Unveiling our chemical origins: the composition of planet-forming disks

Since the discovery of the first exoplanet in 1995 more than 6000 exoplanets have been detected nowadays. This indicates that planet formation is a robust mechanism and nearly every star in our Galaxy should host a system of planets. However, many crucial questions about the origin of planets are still unanswered: How and when planets formed in the Solar System and in extra-solar systems? What is the reason of the huge variety of architectures of extrasolar systems? And what chemical composition do Solar System bodies inherit from their natal environment?

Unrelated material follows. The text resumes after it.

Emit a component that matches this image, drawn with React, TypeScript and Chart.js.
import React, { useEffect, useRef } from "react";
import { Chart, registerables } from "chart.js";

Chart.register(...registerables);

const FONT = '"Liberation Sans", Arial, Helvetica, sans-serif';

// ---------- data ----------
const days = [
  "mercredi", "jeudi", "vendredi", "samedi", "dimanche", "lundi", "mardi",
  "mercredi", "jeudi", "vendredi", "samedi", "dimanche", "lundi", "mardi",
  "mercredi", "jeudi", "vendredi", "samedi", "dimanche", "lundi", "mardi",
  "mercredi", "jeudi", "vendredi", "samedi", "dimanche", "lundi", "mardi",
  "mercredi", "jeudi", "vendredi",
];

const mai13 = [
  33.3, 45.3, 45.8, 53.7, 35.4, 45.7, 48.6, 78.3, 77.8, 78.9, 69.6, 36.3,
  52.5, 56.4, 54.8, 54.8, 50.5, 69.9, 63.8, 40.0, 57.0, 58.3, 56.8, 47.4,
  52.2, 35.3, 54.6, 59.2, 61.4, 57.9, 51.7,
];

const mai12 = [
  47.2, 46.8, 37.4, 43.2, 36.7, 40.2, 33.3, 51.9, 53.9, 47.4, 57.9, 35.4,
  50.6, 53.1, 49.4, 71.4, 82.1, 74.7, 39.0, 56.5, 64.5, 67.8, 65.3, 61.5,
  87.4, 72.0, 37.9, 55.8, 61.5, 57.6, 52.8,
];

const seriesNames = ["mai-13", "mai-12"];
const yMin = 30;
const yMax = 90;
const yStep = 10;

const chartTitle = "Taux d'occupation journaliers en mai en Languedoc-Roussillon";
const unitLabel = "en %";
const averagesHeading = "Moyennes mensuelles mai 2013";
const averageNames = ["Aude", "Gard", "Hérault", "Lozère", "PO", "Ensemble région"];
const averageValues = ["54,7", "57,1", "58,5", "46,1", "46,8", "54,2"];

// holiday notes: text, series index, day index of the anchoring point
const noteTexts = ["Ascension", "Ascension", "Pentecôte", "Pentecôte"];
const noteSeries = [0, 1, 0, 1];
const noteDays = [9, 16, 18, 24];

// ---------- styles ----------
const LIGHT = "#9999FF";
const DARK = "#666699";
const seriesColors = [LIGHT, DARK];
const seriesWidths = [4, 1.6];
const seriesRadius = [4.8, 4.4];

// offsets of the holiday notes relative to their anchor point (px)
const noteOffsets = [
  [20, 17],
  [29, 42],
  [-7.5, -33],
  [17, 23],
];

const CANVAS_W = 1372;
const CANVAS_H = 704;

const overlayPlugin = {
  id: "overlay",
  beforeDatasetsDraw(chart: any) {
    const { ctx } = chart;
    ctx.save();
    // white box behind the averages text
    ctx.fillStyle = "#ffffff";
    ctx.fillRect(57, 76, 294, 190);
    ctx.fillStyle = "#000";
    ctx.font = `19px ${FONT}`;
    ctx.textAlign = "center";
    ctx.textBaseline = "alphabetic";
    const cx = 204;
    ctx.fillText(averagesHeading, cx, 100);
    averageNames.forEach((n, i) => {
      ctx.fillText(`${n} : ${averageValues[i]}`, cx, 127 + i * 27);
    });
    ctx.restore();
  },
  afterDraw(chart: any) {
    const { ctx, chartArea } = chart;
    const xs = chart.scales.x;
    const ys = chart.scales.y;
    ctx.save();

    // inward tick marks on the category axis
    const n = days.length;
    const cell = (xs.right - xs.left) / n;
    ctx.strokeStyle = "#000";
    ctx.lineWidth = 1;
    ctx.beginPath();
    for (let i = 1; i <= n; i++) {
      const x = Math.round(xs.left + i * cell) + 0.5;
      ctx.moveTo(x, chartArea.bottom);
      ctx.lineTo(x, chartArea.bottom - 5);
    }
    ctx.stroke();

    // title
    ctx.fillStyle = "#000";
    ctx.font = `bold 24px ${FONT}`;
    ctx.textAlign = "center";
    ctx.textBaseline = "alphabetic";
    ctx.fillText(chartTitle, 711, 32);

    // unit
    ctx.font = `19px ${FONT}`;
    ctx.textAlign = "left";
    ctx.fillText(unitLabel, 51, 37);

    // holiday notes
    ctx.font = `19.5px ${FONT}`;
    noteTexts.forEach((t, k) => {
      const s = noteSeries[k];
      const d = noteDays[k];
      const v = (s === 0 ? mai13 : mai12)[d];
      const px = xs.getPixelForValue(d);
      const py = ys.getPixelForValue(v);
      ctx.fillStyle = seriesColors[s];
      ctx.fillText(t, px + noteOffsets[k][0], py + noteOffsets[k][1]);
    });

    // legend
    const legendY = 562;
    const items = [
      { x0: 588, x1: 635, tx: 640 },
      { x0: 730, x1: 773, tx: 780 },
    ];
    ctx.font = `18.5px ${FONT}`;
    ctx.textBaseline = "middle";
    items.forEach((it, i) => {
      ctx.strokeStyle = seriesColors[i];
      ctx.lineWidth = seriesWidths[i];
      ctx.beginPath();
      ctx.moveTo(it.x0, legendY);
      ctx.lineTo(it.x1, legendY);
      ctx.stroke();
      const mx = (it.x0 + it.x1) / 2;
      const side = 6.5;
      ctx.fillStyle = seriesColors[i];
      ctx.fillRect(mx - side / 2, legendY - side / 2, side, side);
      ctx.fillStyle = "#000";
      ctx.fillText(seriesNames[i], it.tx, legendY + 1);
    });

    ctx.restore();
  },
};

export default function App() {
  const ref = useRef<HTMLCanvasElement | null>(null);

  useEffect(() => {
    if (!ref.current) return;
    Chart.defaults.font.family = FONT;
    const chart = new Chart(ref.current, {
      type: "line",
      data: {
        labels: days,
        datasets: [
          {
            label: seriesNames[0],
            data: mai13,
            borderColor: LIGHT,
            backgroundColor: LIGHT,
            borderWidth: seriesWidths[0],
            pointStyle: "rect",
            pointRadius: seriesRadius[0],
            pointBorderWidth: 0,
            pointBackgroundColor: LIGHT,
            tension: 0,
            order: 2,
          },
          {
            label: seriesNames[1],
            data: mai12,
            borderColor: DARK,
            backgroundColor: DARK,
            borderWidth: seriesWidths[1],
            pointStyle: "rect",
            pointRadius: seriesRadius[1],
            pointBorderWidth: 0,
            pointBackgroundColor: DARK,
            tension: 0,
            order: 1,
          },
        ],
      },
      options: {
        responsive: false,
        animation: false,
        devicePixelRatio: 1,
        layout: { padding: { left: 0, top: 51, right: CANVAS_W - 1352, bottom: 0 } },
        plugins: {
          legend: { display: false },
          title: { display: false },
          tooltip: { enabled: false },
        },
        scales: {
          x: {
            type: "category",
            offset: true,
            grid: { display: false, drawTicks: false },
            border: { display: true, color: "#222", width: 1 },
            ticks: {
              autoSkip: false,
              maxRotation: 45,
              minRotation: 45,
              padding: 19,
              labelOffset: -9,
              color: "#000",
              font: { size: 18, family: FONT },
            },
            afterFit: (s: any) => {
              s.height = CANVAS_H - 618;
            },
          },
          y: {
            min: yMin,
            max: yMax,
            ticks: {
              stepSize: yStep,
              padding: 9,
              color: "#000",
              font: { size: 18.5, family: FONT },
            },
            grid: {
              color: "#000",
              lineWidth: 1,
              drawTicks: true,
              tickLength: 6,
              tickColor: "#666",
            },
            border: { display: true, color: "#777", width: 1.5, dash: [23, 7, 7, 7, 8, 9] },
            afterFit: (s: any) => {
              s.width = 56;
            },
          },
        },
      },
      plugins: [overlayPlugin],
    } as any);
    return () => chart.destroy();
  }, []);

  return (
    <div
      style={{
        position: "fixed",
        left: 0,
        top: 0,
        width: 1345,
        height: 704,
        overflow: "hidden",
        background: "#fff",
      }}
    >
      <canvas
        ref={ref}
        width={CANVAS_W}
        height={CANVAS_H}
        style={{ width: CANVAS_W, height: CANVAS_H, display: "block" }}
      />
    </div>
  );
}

The master thesis project is aimed to answer these outstanding questions by studying the planet formation site, i.e. planet-forming disks around young Sun-like stars (i.e. young stars with mass similar to our Sun).

The master student will analyse observations taken with state-of-the-art interferometers working at millimetre and centimetre wavelengths, such as ALMA and VLA, to detect the emission from gaseous molecules and dust grains in planet-forming disks at different stages of evolution (from 104 years to a few Myr) down to scales of a few au, i.e. comparable to the size of our Solar System (50 au) (see as an example the figure below).

The student will use radiative transfer codes to analyse molecular line emission and derive the gas physical conditions and molecular abundances. The spatial distribution and abundance of molecules in disks will be compared with the predictions from thermo-chemical disk models to constrain the  formation mechanisms of simple molecules as well as (complex) organics, which are believed to be the building blocks of prebiotic molecules. Finally, the chemical composition of the planet-forming disks will be compared with that observed in comets, which preserve a nearly pristine record of the early Solar System.